If I run the first statement through ASSERT I get the following parses:
>new_speaker_male_1< [ARG0 we] ‘ve been [TARGET learning ] [ARG1 a little bit about >um<] how electricity conducts through a battery to a light bulb
>new_speaker_male_1< we ‘ve been learning a little bit about >um< [ARGM-MNR how] [ARG1 electricity] [TARGET conducts ] through a battery to a light bulb
Notice first of all how the entities marked by the tutor do not correspond exactly to the any of the arguments for any of the predicates. How would a link annotation look in this instance for the marking act at turn T9? Would it be best to advise the annotators to select the argument (role) closest to the one present, and if none fit, make no link? Or would something else be more appropriate.
Secondly, do you think it would be better to annotate the links directly to the PropBank argument structure, or would it be better to see if we could translate the arguments into a VerbNet role first and then do the linking?
I know these are kind of mundane details, but I think I need to work through them to really finalize on the annotation approach.
When one starts thinking of famous names in the speech and natural language process world, names like Jurafsky, Joshi, or Jelenek come to mind. These names are pretty much universally recognized, and chances are, if you work in NLP you have either met them yourself, or work with someone who has. However, there is another well known name in the community, but chances are slim that anybody who works in NLP has actually met this person. At the same time almost anyone who has done work in parsing or semantic role labeling might be able to tell you an age they associate with his name.
Who is this person, and why would anybody know this? The answer comes from an artifact of NLP history. Some time in the early 90’s Mitch Marcus and others at the University of Pennsylvania obtained a million words of 1989 Wall Street Journal material. The first two sentences of this corpus are:
Pierre Vinken , 61 years old , will join the board as a nonexecutive director Nov. 29 .
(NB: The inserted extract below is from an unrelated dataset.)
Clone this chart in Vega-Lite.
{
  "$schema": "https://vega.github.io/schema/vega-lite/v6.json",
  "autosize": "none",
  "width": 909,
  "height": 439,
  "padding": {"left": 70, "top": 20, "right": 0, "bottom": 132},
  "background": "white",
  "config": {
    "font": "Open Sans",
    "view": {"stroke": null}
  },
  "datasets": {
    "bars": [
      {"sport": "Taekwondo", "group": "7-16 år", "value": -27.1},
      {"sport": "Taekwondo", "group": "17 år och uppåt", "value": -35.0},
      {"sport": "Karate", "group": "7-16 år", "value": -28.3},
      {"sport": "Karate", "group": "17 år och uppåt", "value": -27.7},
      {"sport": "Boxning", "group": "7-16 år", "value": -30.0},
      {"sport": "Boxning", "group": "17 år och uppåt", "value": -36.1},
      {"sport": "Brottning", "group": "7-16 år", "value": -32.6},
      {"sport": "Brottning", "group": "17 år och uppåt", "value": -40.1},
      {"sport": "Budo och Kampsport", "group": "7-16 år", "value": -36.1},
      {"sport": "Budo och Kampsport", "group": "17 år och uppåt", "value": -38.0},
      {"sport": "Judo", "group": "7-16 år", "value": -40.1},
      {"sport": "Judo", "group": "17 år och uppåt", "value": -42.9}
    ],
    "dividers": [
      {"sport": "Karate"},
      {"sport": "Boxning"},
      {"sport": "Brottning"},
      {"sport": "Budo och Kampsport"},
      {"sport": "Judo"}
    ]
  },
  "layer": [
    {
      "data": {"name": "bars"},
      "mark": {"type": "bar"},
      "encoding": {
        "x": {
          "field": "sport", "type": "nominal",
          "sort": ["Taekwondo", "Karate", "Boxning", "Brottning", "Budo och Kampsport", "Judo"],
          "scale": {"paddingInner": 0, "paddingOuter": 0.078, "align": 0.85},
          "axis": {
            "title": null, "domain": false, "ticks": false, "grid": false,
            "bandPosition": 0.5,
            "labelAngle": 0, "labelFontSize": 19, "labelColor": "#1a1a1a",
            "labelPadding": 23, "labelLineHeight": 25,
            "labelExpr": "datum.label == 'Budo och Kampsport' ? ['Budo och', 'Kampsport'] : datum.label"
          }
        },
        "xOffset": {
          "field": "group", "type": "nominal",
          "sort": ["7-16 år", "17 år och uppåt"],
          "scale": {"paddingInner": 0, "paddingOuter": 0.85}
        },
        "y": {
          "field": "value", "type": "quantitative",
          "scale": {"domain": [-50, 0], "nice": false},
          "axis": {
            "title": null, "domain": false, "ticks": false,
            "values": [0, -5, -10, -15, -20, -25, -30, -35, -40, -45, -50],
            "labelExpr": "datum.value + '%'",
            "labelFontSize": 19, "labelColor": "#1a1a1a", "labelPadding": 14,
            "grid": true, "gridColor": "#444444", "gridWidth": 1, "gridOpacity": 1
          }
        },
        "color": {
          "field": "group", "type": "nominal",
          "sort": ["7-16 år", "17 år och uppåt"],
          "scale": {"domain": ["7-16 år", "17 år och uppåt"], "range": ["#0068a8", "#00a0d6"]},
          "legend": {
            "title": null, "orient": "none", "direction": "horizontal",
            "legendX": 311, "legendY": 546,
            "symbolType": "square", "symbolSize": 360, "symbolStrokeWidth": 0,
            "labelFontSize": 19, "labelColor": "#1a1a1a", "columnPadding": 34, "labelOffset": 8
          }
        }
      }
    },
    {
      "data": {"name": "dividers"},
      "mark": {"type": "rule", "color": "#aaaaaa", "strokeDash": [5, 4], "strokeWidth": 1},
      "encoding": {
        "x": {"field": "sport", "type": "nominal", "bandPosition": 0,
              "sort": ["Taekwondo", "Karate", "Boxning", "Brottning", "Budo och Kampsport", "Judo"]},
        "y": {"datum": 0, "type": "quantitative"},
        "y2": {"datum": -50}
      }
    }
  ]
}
Mr. Vinken is chairman of Elsevier N.V. , the Dutch publishing group .
By 1992, this text had been hand labeled with part of speech tags, and syntactic parse structure. By 2005 Martha Palmer and Mitch Marcus had led an effort to add semantic information in the form of predicate argument structure on top of the existing treebank. More recently, the Conference of Natural Language Learning converted this treebank to dependency parse structures. What does this all mean? In short it means that nearly every English based statistical parser and semantic role labeler has been trained on this data, and with that training comes debugging, which inevitably leads many to read about the illustrious Pierre Vinken.
But who is Pierre Vinken? Searches on the web yield little additional information. Many of the search results are confused by his legacy in the Penn Treebank. Others are in Dutch. Some point to book he has written. The most insight comes from a brief paragraph from an article titled “THe HIstory and Heritage of Science Information Systems”, which strangely enough is hosted on a University of Pennsylvania library site.
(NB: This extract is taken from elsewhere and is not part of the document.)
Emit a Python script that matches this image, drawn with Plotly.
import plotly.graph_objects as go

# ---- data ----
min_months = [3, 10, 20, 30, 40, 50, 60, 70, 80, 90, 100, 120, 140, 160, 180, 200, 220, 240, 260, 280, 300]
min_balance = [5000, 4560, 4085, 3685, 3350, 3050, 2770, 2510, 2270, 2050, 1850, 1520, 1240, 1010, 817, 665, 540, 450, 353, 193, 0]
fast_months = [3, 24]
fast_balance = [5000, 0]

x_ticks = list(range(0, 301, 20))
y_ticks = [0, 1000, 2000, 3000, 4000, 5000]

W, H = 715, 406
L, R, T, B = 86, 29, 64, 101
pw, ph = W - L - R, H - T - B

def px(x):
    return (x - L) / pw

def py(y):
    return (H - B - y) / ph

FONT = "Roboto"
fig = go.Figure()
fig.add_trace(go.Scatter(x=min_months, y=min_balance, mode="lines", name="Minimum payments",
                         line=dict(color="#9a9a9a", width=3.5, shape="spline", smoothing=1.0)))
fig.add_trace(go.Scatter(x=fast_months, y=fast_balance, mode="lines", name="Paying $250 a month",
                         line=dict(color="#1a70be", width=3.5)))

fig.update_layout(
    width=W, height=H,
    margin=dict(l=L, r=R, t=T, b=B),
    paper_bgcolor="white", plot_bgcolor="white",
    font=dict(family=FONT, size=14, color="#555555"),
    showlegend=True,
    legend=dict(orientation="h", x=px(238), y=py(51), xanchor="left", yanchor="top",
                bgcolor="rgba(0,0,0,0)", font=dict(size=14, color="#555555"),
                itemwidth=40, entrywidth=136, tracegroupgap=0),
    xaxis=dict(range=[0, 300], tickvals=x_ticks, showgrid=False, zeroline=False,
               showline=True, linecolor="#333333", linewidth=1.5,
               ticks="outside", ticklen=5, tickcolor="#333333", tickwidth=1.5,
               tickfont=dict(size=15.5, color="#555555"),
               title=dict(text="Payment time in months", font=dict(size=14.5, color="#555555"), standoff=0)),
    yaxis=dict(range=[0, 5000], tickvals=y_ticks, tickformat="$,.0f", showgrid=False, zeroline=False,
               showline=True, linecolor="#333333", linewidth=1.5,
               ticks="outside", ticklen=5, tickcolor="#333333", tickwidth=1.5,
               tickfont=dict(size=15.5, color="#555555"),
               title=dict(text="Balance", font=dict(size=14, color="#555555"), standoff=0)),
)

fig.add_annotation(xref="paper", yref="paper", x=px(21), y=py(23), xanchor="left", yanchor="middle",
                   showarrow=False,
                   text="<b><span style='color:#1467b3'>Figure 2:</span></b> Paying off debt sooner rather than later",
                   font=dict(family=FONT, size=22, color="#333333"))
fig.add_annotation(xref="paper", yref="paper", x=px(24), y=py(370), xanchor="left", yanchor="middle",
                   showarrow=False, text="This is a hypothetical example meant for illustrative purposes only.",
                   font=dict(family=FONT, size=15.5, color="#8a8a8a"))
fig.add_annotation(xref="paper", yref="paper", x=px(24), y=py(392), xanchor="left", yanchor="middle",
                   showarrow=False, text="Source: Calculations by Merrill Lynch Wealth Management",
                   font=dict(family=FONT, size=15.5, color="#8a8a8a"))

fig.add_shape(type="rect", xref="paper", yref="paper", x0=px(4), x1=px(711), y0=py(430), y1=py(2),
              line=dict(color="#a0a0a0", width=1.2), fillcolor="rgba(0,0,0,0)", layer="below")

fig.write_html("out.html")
Another non-traditional information pioneer I should mentionis Pierre Vinken. A neurosurgeon and editor, I met him in the 1950s whenthe Excerpta Medica Foundation was established. He converted this to a commercial enterprise which has become one of the world’s largest publishing conglomerates — Reed Elsevier.
Given the sparseness of information about him, and the fact that over 20 years has elapsed since the aforementioned sentences were published, I sometimes wonder if Mr. Vinken is still alive, and if he is, Idoes he knows of his role in the world of computational linguistics.